ART | CRITIQUE

Claude Closky, Nouvelles Peintures

PAnne-Lou Vicente
@13 Août 2009

Nouvelles Peintures: sous ce titre aussi explicite que minimaliste, l’exposition de Claude Closky réunit un ensemble de monochromes évoquant des diagrammes. Hors de toutes données statistiques, l’artiste figure l’avènement de la forme et du signe.

Le titre de l’exposition que Claude Closky, lauréat du prix Marcel Duchamp en 2005, présente aujourd’hui à la galerie Laurent Godin paraît sans équivoque. Nouvelles Peintures: un titre qui n’en dit pas long. Un quasi non-titre, qui vise à l’essentiel.
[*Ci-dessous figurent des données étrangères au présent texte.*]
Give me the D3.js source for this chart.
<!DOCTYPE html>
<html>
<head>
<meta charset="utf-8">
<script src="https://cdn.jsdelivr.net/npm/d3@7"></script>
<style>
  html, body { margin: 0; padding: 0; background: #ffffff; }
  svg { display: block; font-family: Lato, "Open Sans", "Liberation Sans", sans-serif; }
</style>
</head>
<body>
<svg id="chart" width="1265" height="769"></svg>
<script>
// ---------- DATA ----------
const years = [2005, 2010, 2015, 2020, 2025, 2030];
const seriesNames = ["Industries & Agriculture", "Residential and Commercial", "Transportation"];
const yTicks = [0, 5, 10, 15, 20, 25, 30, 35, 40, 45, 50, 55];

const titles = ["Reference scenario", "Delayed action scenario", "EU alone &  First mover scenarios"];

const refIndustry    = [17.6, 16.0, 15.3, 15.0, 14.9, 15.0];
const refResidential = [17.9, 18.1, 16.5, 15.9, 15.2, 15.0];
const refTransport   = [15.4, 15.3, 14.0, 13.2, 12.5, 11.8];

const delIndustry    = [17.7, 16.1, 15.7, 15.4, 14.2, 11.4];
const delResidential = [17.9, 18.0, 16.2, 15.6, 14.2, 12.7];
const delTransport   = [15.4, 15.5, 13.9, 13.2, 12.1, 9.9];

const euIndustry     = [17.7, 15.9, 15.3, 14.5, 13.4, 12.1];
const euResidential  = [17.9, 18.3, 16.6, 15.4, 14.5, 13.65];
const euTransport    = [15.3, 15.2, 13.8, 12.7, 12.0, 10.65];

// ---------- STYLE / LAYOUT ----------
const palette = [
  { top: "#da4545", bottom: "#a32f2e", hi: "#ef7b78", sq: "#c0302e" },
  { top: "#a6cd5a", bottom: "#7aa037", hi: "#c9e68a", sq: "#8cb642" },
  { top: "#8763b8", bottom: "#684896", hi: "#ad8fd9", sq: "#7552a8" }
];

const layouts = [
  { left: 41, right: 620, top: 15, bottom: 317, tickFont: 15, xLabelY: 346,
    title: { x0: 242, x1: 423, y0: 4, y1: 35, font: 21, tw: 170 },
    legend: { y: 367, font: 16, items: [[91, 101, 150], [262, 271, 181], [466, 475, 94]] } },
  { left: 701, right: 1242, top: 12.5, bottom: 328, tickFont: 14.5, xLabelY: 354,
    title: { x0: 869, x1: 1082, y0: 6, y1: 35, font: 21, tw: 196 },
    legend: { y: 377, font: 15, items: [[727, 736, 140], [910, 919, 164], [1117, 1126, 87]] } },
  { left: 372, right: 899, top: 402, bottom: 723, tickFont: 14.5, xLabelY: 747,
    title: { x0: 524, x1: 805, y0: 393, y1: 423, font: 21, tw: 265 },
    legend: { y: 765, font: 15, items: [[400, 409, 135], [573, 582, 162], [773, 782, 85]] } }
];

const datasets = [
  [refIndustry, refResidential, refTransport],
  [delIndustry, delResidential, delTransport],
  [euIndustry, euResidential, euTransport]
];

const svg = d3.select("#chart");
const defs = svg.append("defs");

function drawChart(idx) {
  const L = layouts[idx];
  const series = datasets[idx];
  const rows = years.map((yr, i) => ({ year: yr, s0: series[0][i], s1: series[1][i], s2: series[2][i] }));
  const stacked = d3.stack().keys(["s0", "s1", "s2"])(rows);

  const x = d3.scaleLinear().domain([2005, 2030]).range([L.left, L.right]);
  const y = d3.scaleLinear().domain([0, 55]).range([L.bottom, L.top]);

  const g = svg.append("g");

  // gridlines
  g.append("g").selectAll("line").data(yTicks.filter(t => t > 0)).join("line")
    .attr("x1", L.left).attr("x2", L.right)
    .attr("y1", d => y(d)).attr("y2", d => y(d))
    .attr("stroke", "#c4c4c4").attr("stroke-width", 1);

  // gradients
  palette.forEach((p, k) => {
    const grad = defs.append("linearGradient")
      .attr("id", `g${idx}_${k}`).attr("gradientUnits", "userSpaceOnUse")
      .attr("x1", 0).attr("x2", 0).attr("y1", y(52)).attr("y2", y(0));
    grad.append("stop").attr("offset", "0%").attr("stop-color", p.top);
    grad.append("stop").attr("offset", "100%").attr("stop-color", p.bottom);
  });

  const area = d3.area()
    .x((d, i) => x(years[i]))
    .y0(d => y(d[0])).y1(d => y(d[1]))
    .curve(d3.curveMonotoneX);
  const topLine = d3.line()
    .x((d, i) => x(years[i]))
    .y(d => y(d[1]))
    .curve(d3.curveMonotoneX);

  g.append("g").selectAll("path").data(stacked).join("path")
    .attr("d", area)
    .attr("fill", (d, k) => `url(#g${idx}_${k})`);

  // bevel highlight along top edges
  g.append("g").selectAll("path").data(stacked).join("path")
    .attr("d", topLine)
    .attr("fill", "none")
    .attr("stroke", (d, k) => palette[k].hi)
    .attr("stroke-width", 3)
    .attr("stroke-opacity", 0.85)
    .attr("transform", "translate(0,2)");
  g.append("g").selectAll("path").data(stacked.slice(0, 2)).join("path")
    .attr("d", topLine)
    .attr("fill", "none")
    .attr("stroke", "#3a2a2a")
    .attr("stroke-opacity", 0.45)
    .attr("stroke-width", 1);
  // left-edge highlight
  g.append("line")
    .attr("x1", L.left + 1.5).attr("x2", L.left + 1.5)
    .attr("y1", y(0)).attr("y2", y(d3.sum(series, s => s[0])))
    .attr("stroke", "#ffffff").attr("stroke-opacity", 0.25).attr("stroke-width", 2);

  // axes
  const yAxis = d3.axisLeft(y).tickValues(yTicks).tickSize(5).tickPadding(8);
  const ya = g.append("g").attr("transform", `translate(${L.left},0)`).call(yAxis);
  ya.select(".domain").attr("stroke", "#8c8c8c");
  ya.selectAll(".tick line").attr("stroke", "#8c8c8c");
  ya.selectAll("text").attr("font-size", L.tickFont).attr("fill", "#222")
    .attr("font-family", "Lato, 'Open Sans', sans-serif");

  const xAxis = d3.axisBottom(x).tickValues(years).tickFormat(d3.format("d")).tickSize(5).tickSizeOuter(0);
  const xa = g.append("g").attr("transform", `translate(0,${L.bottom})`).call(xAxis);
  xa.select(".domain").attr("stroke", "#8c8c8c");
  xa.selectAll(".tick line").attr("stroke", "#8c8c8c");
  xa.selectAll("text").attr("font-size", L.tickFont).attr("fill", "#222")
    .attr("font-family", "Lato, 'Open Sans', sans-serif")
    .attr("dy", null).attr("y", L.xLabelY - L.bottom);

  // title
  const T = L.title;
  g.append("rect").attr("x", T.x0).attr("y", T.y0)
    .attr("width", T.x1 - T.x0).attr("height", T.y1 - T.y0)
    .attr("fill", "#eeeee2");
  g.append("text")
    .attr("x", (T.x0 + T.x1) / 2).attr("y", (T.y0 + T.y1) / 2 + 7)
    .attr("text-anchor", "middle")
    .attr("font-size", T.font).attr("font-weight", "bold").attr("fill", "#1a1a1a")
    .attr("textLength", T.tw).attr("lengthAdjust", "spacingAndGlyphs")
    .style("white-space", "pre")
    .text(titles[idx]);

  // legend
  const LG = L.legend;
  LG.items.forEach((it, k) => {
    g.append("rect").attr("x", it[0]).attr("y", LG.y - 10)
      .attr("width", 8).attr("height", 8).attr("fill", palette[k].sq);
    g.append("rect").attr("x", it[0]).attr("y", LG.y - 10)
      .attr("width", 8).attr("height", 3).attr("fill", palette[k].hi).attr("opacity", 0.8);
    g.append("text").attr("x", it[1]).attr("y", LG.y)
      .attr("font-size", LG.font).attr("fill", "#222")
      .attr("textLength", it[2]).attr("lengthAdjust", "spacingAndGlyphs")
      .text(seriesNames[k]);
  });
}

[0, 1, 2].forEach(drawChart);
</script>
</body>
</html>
Les œuvres confirment la pertinence du choix d’un tel titre qui écarte la subjectivité, l’interprétation ou l’émotion. Les Nouvelles Peintures de Claude Closky, précisément «sans titre», sont plus que de simples tableaux. Une série de neuf rectangles de couleur (rouge, bleus, noir, griis, bronze) et de hauteur variables, disposés verticalement, se répondent d’un mur à l’autre, sans pour autant se correspondre, s’associer, ne serait-ce que d’un point de vue chromatique. Monochromes, ils évoquent immédiatement les diagrammes utilisés en statistique.

Face au visiteur se dressent majestueusement les faux documents, dominants, grands et lourds. En évacuant les chiffres, dates, abscisses et ordonnées habituellement associés à ces graphiques, Claude Closky en évide le sens et la fonction au profit de la forme.
Ainsi neutralisés, ces graphiques factices, à défaut de faire sens, font signe. Ils déploient toute leur froideur injustifiée, car dé-chiffrée. Toute leur vanité minimaliste, leur vacuité emplie de couleur, leur plane superficialité. A y regarder de plus près, la surface se révèle n’être pas totalement lisse. L’artiste aura délibérément laissé sa trace à travers celle de son pinceau…

Sans remonter à ses débuts au sein des Frères Ripoulin dans les années 80 (aux côtés de Pierre Huyghe et Jean Faucheur notamment), Claude Closky a réalisé deux séries de peintures en 2003 et 2005, dont un ensemble de tondos exposés à la galerie Edward Mitterrand à Genève en 2005. Ces «roues de la fortune» adoptaient la forme circulaire des «camemberts» utilisés en statistique. Également décrochées de leurs balises, ces formes égarées, tantôt bicolores tantôt multicolores — une part = une couleur —, arbitrairement sectionnées et colorées s’offraient en tant que formes, en tant que signes, et faisaient œuvres.

En reprenant ces formes fidèles aux statistiques peuplant journaux, magazines et écrans divers, en les évidant de leur sens et en les séparant ainsi de leur légitimité première, Claude Closky reprend le message que véhiculent la plupart de ses œuvres. Des médias qui nous entourent et nous emplissent, il extrait la forme ou l’image pour en faire le signe, le paradigme, susceptible de générer un nouveau sens, une émotion esthétique, par-delà les vérités scientifiques. Opérant un changement d’échelle et de support, il dresse devant nous les signes d’une société drainée de chiffres qui aurait perdu ses repères.

Claude Closky
— Untitled (Blue 300), 2006. Acrylique sur toile. 300 x 225 cm (200 x 100 et 300 x 100). Pièce unique.
— Untitled (Grey and Black 400), 2006. Acrylique sur toile. 400 x 225 cm (250 x 100 et 400 x 100). Pièce unique.